このように自然な色調に透明感を上げた歯を表現できるため、審美的な患者さんのニーズに応えてくれるセラミックなのです。
なお、同社から色調を整えるためのツールも販売されており、ステイン法でも患者さんのニーズにしっかり応え、見分けがつかないほど綺麗な歯を作成可能となります。
(もちろん歯科技工士さんの腕前によりますが)
③加工が容易
セラモーションプレスはCAD/CAM技術に対応したブロックが2種類販売されており、2ブロックを重ねて削り出すことも可能です。

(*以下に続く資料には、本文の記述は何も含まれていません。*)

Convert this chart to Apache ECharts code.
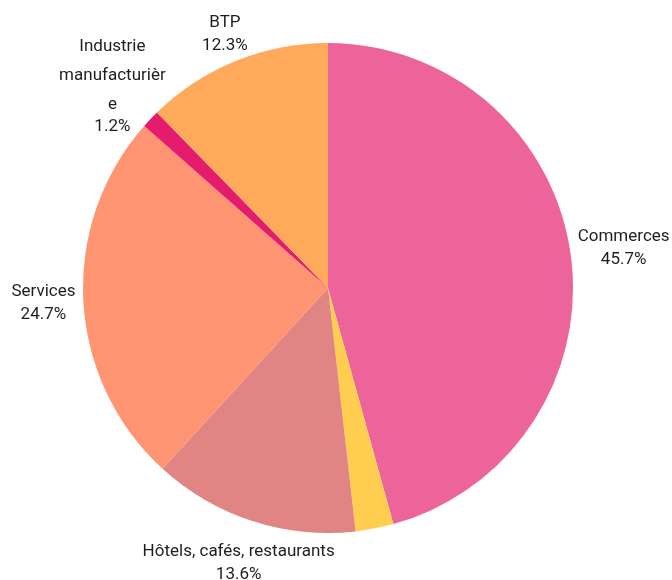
<!DOCTYPE html>
<html><head><meta charset="utf-8">
<script src="https://cdn.jsdelivr.net/npm/echarts@6/dist/echarts.min.js"></script>
<style>html,body{margin:0;padding:0;background:#fff}#c{width:672px;height:580px}</style>
</head><body><div id="c"></div>
<script>
const categories = ['Commerces', 'Autres', 'Hôtels, cafés, restaurants', 'Services', 'Industrie manufacturière', 'BTP'];
const values = [45.7, 2.5, 13.6, 24.7, 1.2, 12.3];
const colors = ['#EC6499', '#FFCD4F', '#E08584', '#FF9473', '#E51B6E', '#FFA95B'];
const hiddenLabels = ['Autres'];
const wrappedLabels = ['Industrie manufacturière'];

const FONT = 'Roboto';
const FS = 17;
const GAP = 7;
const WRAP_W = 110;

const cv = document.createElement('canvas').getContext('2d');
cv.font = FS + 'px ' + FONT;
function wrap(text, maxW) {
  const words = text.split(' ');
  const lines = [];
  let cur = '';
  words.forEach(w => {
    const test = cur ? cur + ' ' + w : w;
    if (cv.measureText(test).width <= maxW) { cur = test; return; }
    if (cur) { lines.push(cur); cur = ''; }
    let piece = '';
    for (const ch of w) {
      if (cv.measureText(piece + ch).width > maxW && piece) { lines.push(piece); piece = ch; }
      else piece += ch;
    }
    cur = piece;
  });
  if (cur) lines.push(cur);
  return lines;
}

const data = categories.map((name, i) => {
  const item = { name: name, value: values[i], itemStyle: { color: colors[i] } };
  if (hiddenLabels.indexOf(name) >= 0) item.label = { show: false };
  return item;
});

const chart = echarts.init(document.getElementById('c'), null, { renderer: 'canvas' });
chart.setOption({
  animation: false,
  backgroundColor: '#fff',
  series: [{
    type: 'pie',
    center: [328, 288],
    radius: 245,
    startAngle: 90,
    clockwise: true,
    avoidLabelOverlap: false,
    percentPrecision: 1,
    itemStyle: { borderWidth: 0 },
    data: data,
    label: {
      show: true,
      position: 'outside',
      fontFamily: FONT,
      fontSize: FS,
      color: '#1e1e1e',
      formatter: p => {
        const pct = p.percent.toFixed(1) + '%';
        if (wrappedLabels.indexOf(p.name) >= 0) {
          return wrap(p.name, WRAP_W).map(l => '{w|' + l + '}').join('\n') + '\n{pw|' + pct + '}';
        }
        return '{n|' + p.name + '}\n{p|' + pct + '}';
      },
      rich: {
        n: { fontFamily: FONT, fontSize: FS, color: '#1e1e1e', lineHeight: 23, align: 'center' },
        p: { fontFamily: FONT, fontSize: FS, color: '#1e1e1e', lineHeight: 23, align: 'center' },
        w: { fontFamily: FONT, fontSize: FS, color: '#1e1e1e', lineHeight: 29, align: 'center' },
        pw: { fontFamily: FONT, fontSize: FS, color: '#1e1e1e', lineHeight: 15, align: 'center' }
      }
    },
    labelLine: { show: true, length: 10, length2: 0, lineStyle: { opacity: 0 } },
    emphasis: { disabled: true },
    labelLayout: function (p) {
      const pts = p.labelLinePoints;
      if (!pts) return {};
      let dx = pts[1][0] - pts[0][0], dy = pts[1][1] - pts[0][1];
      const len = Math.hypot(dx, dy) || 1; dx /= len; dy /= len;
      const name = categories[p.dataIndex];
      let w = p.labelRect.width;
      if (wrappedLabels.indexOf(name) >= 0) w = Math.min(w, 66);
      const h = p.labelRect.height;
      const tx = Math.abs(dx) > 1e-6 ? w / 2 / Math.abs(dx) : Infinity;
      const ty = Math.abs(dy) > 1e-6 ? h / 2 / Math.abs(dy) : Infinity;
      const d = Math.min(tx, ty) + GAP + 17 * Math.max(0, dy);
      return { x: pts[0][0] + dx * d, y: pts[0][1] + dy * d, align: 'center', verticalAlign: 'middle' };
    }
  }]
});
</script></body></html>
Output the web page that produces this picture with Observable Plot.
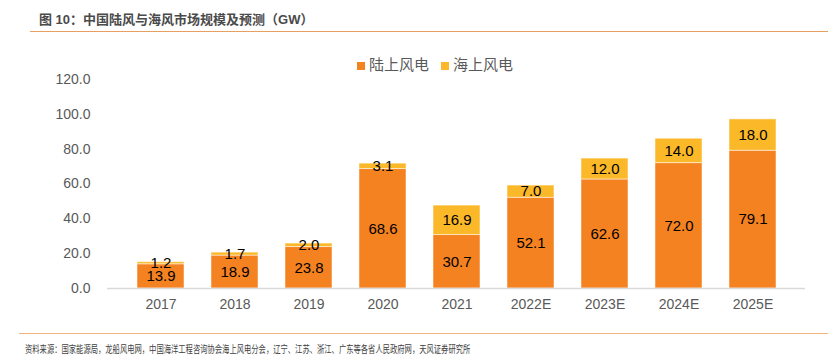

LT(クラウン、ブリッジ用)とHT(インレー用)に分かれており、用途にあったブロックを使用して作成していきます。
特にLTのブロックの色調バリエーションは多数で、大抵のVITAシェードガイド(下写真)に対応可能です。
④アレルギーが起きにくい
ガラス系セラミック全般に言えることですが、セラモーションプレスも生体親和性が高く、アレルギー反応が起こるリスクは著しく低いです。
⑤耐摩耗性
セラミックプレスは歯と同程度の硬さのため、耐摩耗性にも優れており、長期間にわたって使用していただけます。
⑥適合が安定して維持される
セラモーションプレスの熱膨張係数は、10.25×10-6/℃とエナメル質にも近く、象牙質の値とも離れていないので、口腔内の温度変化で、補綴物と歯の境界面でのストレスは最小限となっています。
そのため補綴物の破損や脱離のリスクは抑えられています。
⑦反対の噛み合わせの歯(対合歯)に優しい。
天然歯のモース硬度は約7なのですが、セラモーションプレスのモース硬度も7なのです。
要するに天然歯同士で咬合している時とほぼ変わりはないということなのです。
(ジルコニアは8〜8.5で対合歯を摩耗させるため嫌う先生もいるほどです)
使用する補綴物
セラモーションプレスは、クラウン(被せ物)、第二小臼歯までのブリッジ(ダミーの歯を含む橋渡しをする被せ物)、インレー(詰め物)、ラミネートベニア(上の前歯に貼り付けるシェル)など、さまざまな補綴物に使用されます。
特に審美性が必要とされる前歯や負担がそこまで掛からない補綴物を制作する際に、その特性が活きます。
いかがでしたか?
セラモーションプレスは高い強度と透明感、バリエーションのある色調を兼ね備えた材料なんです。
是非セラミック治療の際は、ご検討いただければと思います。
これからはセラミック治療は選ぶ時代です。
自分の歯に合ったセラミック治療をしていきましょう。